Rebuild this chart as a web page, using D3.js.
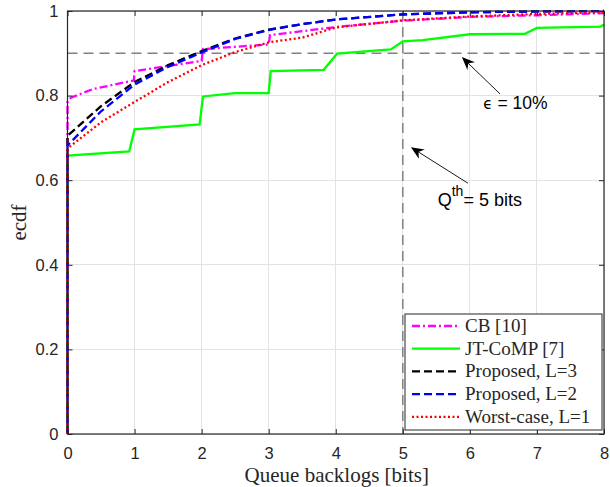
<!DOCTYPE html>
<html><head><meta charset="utf-8">
<script src="https://cdn.jsdelivr.net/npm/d3@7"></script>
<style>body{margin:0;background:#fff}svg{display:block}</style>
</head><body>
<svg id="chart" width="610" height="487"></svg>
<script>
// ---- data ----
const xTicks = [0,1,2,3,4,5,6,7,8];
const yTicks = [0,0.2,0.4,0.6,0.8,1];
const yTickLabels = ["0","0.2","0.4","0.6","0.8","1"];
const seriesNames = ["CB [10]","JT-CoMP [7]","Proposed, L=3","Proposed, L=2","Worst-case, L=1"];
const cbX = [0,0,0.05,0.37,0.99,1.0,2.0,2.02,3.0,3.02,4.0,5.0,6.0,7.0,8.0];
const cbY = [0,0.785,0.795,0.815,0.836,0.858,0.882,0.91,0.921,0.943,0.962,0.977,0.986,0.99,0.995];
const jtX = [0,0,0.92,1.0,1.97,2.02,2.5,3.0,3.03,3.82,4.02,4.82,5.0,5.3,6.0,6.82,7.0,7.95,8.0];
const jtY = [0,0.658,0.668,0.72,0.732,0.798,0.806,0.806,0.858,0.861,0.899,0.909,0.928,0.931,0.945,0.946,0.96,0.963,0.968];
const p3X = [0,0,0.5,1,1.5,2,2.5,3,3.5,4,5,6,7,8];
const p3Y = [0,0.705,0.775,0.832,0.872,0.905,0.935,0.956,0.969,0.98,0.992,0.997,0.999,1.0];
const p2X = [0,0,0.5,1,1.5,2,2.5,3,3.5,4,5,6,7,8];
const p2Y = [0,0.682,0.763,0.826,0.868,0.902,0.934,0.955,0.969,0.98,0.992,0.997,0.999,1.0];
const wcX = [0,0,0.5,1,1.5,2,2.5,3,3.5,4,5,6,7,8];
const wcY = [0,0.675,0.737,0.785,0.832,0.872,0.903,0.926,0.937,0.961,0.978,0.987,0.993,0.997];
const epsLevel = 0.9;
const qThreshold = 5;
// annotations (data coordinates)
const annEps = {text:"10%", tail:[6.45,0.804], head:[5.88,0.891], at:[6.2,0.768]};
const annQ = {text:"5 bits", tail:[5.97,0.593], head:[5.12,0.678], at:[5.52,0.539]};

// ---- layout ----
const svg = d3.select("#chart");
const L = 67.5, R = 604, T = 11, B = 434;
const x = d3.scaleLinear().domain([0,8]).range([L,R]);
const y = d3.scaleLinear().domain([0,1]).range([B,T]);
const axisColor = "#262626";
const tickFont = "'Liberation Sans', Arial, sans-serif";
const serif = "'Liberation Serif', 'Times New Roman', serif";

// grid
const g = svg.append("g");
g.selectAll(".gx").data(xTicks).join("line")
  .attr("x1",d=>x(d)).attr("x2",d=>x(d)).attr("y1",T).attr("y2",B)
  .attr("stroke","#e3e3e3").attr("stroke-width",1).attr("shape-rendering","crispEdges");
g.selectAll(".gy").data(yTicks).join("line")
  .attr("x1",L).attr("x2",R).attr("y1",d=>y(d)).attr("y2",d=>y(d))
  .attr("stroke","#e3e3e3").attr("stroke-width",1).attr("shape-rendering","crispEdges");

// reference dashed lines
svg.append("line").attr("x1",x(0)).attr("x2",x(8)).attr("y1",y(epsLevel)).attr("y2",y(epsLevel))
  .attr("stroke","#808080").attr("stroke-width",1.5).attr("stroke-dasharray","10,6");
svg.append("line").attr("x1",x(qThreshold)).attr("x2",x(qThreshold)).attr("y1",y(1)).attr("y2",y(0))
  .attr("stroke","#808080").attr("stroke-width",1.5).attr("stroke-dasharray","10,6");

// series
const series = [
  {name:seriesNames[0], xs:cbX, ys:cbY, color:"#ff00ff", dash:"8,3,2,3"},
  {name:seriesNames[1], xs:jtX, ys:jtY, color:"#00ff00", dash:null},
  {name:seriesNames[2], xs:p3X, ys:p3Y, color:"#000000", dash:"8,4"},
  {name:seriesNames[3], xs:p2X, ys:p2Y, color:"#0000ff", dash:"8,4"},
  {name:seriesNames[4], xs:wcX, ys:wcY, color:"#ff0000", dash:"2,2.5"}
];
const line = d3.line().x(d=>x(d[0])).y(d=>y(d[1]));
series.forEach((s,i)=>{
  const pts = s.xs.map((v,k)=>[v,s.ys[k]]);
  svg.append("path").attr("d",line(pts)).attr("fill","none")
    .attr("stroke",s.color).attr("stroke-width",2.3)
    .attr("stroke-dasharray",s.dash).attr("stroke-dashoffset", i===3?4:0);
});

// axes box
const xAxisB = d3.axisBottom(x).tickValues(xTicks).tickSize(-5).tickPadding(13).tickFormat(d3.format("d"));
const xAxisT = d3.axisTop(x).tickValues(xTicks).tickSize(-5).tickFormat("");
const yAxisL = d3.axisLeft(y).tickValues(yTicks).tickSize(-5).tickPadding(9).tickFormat((d,i)=>yTickLabels[i]);
const yAxisR = d3.axisRight(y).tickValues(yTicks).tickSize(-5).tickFormat("");
function style(sel){
  sel.select(".domain").attr("stroke",axisColor).attr("stroke-width",1.2);
  sel.selectAll(".tick line").attr("stroke",axisColor).attr("stroke-width",1);
  sel.selectAll(".tick text").attr("fill",axisColor).style("font-family",tickFont).style("font-size","16.5px");
}
svg.append("g").attr("transform",`translate(0,${B})`).call(xAxisB).call(style);
svg.append("g").attr("transform",`translate(0,${T})`).call(xAxisT).call(style);
svg.append("g").attr("transform",`translate(${L},0)`).call(yAxisL).call(style);
svg.append("g").attr("transform",`translate(${R},0)`).call(yAxisR).call(style);
svg.selectAll(".domain").attr("d",null);
svg.append("rect").attr("x",L).attr("y",T).attr("width",R-L).attr("height",B-T)
  .attr("fill","none").attr("stroke",axisColor).attr("stroke-width",1.2);

// axis labels
svg.append("text").attr("x",(L+R)/2+1).attr("y",482).attr("text-anchor","middle")
  .style("font-family",serif).style("font-size","21px").attr("fill",axisColor).text("Queue backlogs [bits]");
svg.append("text").attr("transform",`translate(26,${(T+B)/2}) rotate(-90)`).attr("text-anchor","middle")
  .style("font-family",serif).style("font-size","21px").attr("fill",axisColor).text("ecdf");

// annotations
function arrow(a){
  const x1=x(a.tail[0]), y1=y(a.tail[1]), x2=x(a.head[0]), y2=y(a.head[1]);
  const ang = Math.atan2(y2-y1,x2-x1);
  const len=13, wid=5.5, back=4;
  svg.append("line").attr("x1",x1).attr("y1",y1).attr("x2",x2-Math.cos(ang)*8).attr("y2",y2-Math.sin(ang)*8)
    .attr("stroke","#000").attr("stroke-width",0.9);
  const p = (dx,dy)=>[x2+dx*Math.cos(ang)-dy*Math.sin(ang), y2+dx*Math.sin(ang)+dy*Math.cos(ang)];
  const pts=[p(0,0),p(-len,-wid),p(-len+back,0),p(-len,wid)];
  svg.append("path").attr("d","M"+pts.map(q=>q.join(",")).join("L")+"Z").attr("fill","#000");
}
arrow(annEps); arrow(annQ);
const te = svg.append("text").attr("x",x(annEps.at[0])).attr("y",y(annEps.at[1]))
  .style("font-family",tickFont).style("font-size","17.5px").attr("fill","#000");
te.append("tspan").style("font-size","15px").style("font-family","'DejaVu Sans', sans-serif").text("\u03F5");
te.append("tspan").text(" = "+annEps.text);
const tq = svg.append("text").attr("x",x(annQ.at[0])).attr("y",y(annQ.at[1]))
  .style("font-family",tickFont).style("font-size","18px").attr("fill","#000");
tq.append("tspan").text("Q");
tq.append("tspan").attr("dy",-10).style("font-size","14px").text("th");
tq.append("tspan").attr("dy",10).text("= "+annQ.text);

// legend
const lg = svg.append("g");
const lx=405, ly=314, lw=197, lh=116;
lg.append("rect").attr("x",lx).attr("y",ly).attr("width",lw).attr("height",lh)
  .attr("fill","#fff").attr("stroke",axisColor).attr("stroke-width",1);
series.forEach((s,i)=>{
  const yy = ly+12+i*22.7;
  lg.append("line").attr("x1",lx+7).attr("x2",lx+55).attr("y1",yy).attr("y2",yy)
    .attr("stroke",s.color).attr("stroke-width",2.3).attr("stroke-dasharray",s.dash);
  lg.append("text").attr("x",lx+60).attr("y",yy+6).style("font-family",serif).style("font-size","19px")
    .attr("fill",axisColor).text(s.name);
});
</script>
</body></html>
========================================================================
# YOUR OBJECTIVE
In the lines above, find each one with "chart" and list it.

# TASK RESPONSE
Rebuild this chart as a web page, using D3.js.
<svg id="chart" width="610" height="487"></svg>
const svg = d3.select("#chart");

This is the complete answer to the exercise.